Given problem =>
Begin at the first line below and copy each line exactly, ending with the line where "-3.5, -0.5, 0, 0]" appears.

--- start Supplied data ---

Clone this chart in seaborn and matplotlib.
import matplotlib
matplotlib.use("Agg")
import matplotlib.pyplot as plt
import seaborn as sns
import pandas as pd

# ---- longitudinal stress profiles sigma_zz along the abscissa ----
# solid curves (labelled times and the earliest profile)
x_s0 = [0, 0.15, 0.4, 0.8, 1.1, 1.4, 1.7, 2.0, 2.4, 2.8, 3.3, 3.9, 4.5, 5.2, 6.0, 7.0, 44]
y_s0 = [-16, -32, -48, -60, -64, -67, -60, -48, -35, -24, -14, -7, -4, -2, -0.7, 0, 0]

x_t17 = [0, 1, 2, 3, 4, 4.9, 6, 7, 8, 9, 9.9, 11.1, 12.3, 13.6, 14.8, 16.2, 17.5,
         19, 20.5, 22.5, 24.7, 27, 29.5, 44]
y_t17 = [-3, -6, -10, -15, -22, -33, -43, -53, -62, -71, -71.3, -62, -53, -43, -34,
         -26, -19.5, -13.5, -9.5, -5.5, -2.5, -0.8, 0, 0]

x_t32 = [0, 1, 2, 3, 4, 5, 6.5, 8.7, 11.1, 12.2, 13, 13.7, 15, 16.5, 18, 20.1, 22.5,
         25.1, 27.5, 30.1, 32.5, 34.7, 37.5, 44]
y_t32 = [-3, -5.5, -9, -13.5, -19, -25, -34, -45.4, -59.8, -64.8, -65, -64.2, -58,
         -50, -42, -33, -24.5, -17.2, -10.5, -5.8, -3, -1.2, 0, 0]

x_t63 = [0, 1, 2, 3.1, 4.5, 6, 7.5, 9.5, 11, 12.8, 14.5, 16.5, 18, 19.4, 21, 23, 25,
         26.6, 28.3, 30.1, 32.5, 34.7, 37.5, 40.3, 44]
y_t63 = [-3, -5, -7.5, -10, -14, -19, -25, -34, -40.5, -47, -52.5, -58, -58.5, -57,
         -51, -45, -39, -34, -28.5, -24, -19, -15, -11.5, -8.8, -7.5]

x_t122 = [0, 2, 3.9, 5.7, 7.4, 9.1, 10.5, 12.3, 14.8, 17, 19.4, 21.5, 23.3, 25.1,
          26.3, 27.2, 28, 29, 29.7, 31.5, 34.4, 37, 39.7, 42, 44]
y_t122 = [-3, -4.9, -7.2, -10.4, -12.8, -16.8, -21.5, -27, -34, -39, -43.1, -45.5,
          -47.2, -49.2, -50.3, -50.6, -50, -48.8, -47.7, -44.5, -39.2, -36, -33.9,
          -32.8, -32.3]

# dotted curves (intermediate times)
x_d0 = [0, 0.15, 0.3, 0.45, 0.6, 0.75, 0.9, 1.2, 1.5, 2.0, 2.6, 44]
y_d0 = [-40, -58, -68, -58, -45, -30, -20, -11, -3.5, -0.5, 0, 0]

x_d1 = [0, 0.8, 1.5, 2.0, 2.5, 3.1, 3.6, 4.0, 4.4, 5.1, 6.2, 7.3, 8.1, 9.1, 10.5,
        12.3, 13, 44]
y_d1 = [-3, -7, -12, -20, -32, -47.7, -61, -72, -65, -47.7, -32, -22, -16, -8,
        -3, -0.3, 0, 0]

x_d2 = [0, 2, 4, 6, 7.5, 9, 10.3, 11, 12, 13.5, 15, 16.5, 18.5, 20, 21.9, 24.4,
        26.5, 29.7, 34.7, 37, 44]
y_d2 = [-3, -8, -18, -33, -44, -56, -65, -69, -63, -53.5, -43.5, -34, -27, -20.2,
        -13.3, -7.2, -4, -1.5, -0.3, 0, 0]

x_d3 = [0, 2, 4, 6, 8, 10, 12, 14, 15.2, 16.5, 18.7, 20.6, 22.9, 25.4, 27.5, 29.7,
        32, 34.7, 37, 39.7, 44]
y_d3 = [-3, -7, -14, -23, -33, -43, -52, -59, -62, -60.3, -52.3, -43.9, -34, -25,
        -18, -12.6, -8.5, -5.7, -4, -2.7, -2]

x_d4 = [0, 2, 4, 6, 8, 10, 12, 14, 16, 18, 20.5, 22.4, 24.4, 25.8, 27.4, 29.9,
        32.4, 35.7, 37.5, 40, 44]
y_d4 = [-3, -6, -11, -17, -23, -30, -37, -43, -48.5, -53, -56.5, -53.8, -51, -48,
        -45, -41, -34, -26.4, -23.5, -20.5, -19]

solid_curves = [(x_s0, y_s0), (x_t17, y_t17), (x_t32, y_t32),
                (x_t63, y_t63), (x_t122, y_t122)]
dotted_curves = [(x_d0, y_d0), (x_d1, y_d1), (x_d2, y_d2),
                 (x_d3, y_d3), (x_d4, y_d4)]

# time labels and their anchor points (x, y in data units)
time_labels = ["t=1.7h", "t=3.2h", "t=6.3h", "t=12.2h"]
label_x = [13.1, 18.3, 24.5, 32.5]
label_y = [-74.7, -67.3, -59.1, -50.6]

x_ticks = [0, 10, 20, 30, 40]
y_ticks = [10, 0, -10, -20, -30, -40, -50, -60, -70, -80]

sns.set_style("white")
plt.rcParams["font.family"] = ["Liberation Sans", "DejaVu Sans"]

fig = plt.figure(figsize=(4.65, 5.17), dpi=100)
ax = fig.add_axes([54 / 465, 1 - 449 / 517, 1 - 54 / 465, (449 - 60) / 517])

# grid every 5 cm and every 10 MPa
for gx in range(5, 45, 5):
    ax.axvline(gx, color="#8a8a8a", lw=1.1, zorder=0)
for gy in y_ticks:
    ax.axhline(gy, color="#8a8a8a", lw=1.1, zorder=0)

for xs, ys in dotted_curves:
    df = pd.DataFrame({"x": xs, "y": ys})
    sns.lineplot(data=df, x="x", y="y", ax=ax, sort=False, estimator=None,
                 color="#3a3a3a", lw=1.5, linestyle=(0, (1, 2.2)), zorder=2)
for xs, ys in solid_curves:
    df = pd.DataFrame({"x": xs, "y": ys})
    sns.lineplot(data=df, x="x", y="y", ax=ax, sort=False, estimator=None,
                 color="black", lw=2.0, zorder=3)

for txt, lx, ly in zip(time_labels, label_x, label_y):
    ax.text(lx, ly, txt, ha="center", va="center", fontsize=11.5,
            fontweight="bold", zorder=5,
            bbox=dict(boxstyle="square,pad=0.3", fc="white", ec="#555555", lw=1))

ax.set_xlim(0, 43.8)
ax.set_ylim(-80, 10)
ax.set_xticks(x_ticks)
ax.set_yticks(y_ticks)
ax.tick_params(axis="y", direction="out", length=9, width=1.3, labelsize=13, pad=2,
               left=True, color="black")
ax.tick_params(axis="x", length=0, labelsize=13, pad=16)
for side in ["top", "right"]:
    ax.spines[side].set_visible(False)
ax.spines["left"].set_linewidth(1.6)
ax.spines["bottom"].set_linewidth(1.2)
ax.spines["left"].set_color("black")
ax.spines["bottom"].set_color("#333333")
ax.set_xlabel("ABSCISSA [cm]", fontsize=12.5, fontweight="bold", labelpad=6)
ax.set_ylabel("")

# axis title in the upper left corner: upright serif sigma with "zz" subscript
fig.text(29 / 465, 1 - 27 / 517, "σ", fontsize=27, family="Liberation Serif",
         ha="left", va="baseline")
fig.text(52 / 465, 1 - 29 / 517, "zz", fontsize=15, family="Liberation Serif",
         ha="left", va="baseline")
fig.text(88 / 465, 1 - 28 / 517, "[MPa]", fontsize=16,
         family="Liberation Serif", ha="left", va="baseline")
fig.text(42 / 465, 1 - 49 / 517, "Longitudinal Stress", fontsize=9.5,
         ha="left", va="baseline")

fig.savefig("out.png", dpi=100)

--- end Supplied data ---

Solution for this problem =>
Clone this chart in seaborn and matplotlib.
import matplotlib
matplotlib.use("Agg")
import matplotlib.pyplot as plt
import seaborn as sns
import pandas as pd

# ---- longitudinal stress profiles sigma_zz along the abscissa ----
# solid curves (labelled times and the earliest profile)
x_s0 = [0, 0.15, 0.4, 0.8, 1.1, 1.4, 1.7, 2.0, 2.4, 2.8, 3.3, 3.9, 4.5, 5.2, 6.0, 7.0, 44]
y_s0 = [-16, -32, -48, -60, -64, -67, -60, -48, -35, -24, -14, -7, -4, -2, -0.7, 0, 0]

x_t17 = [0, 1, 2, 3, 4, 4.9, 6, 7, 8, 9, 9.9, 11.1, 12.3, 13.6, 14.8, 16.2, 17.5,
         19, 20.5, 22.5, 24.7, 27, 29.5, 44]
y_t17 = [-3, -6, -10, -15, -22, -33, -43, -53, -62, -71, -71.3, -62, -53, -43, -34,
         -26, -19.5, -13.5, -9.5, -5.5, -2.5, -0.8, 0, 0]

x_t32 = [0, 1, 2, 3, 4, 5, 6.5, 8.7, 11.1, 12.2, 13, 13.7, 15, 16.5, 18, 20.1, 22.5,
         25.1, 27.5, 30.1, 32.5, 34.7, 37.5, 44]
y_t32 = [-3, -5.5, -9, -13.5, -19, -25, -34, -45.4, -59.8, -64.8, -65, -64.2, -58,
         -50, -42, -33, -24.5, -17.2, -10.5, -5.8, -3, -1.2, 0, 0]

x_t63 = [0, 1, 2, 3.1, 4.5, 6, 7.5, 9.5, 11, 12.8, 14.5, 16.5, 18, 19.4, 21, 23, 25,
         26.6, 28.3, 30.1, 32.5, 34.7, 37.5, 40.3, 44]
y_t63 = [-3, -5, -7.5, -10, -14, -19, -25, -34, -40.5, -47, -52.5, -58, -58.5, -57,
         -51, -45, -39, -34, -28.5, -24, -19, -15, -11.5, -8.8, -7.5]

x_t122 = [0, 2, 3.9, 5.7, 7.4, 9.1, 10.5, 12.3, 14.8, 17, 19.4, 21.5, 23.3, 25.1,
          26.3, 27.2, 28, 29, 29.7, 31.5, 34.4, 37, 39.7, 42, 44]
y_t122 = [-3, -4.9, -7.2, -10.4, -12.8, -16.8, -21.5, -27, -34, -39, -43.1, -45.5,
          -47.2, -49.2, -50.3, -50.6, -50, -48.8, -47.7, -44.5, -39.2, -36, -33.9,
          -32.8, -32.3]

# dotted curves (intermediate times)
x_d0 = [0, 0.15, 0.3, 0.45, 0.6, 0.75, 0.9, 1.2, 1.5, 2.0, 2.6, 44]
y_d0 = [-40, -58, -68, -58, -45, -30, -20, -11, -3.5, -0.5, 0, 0]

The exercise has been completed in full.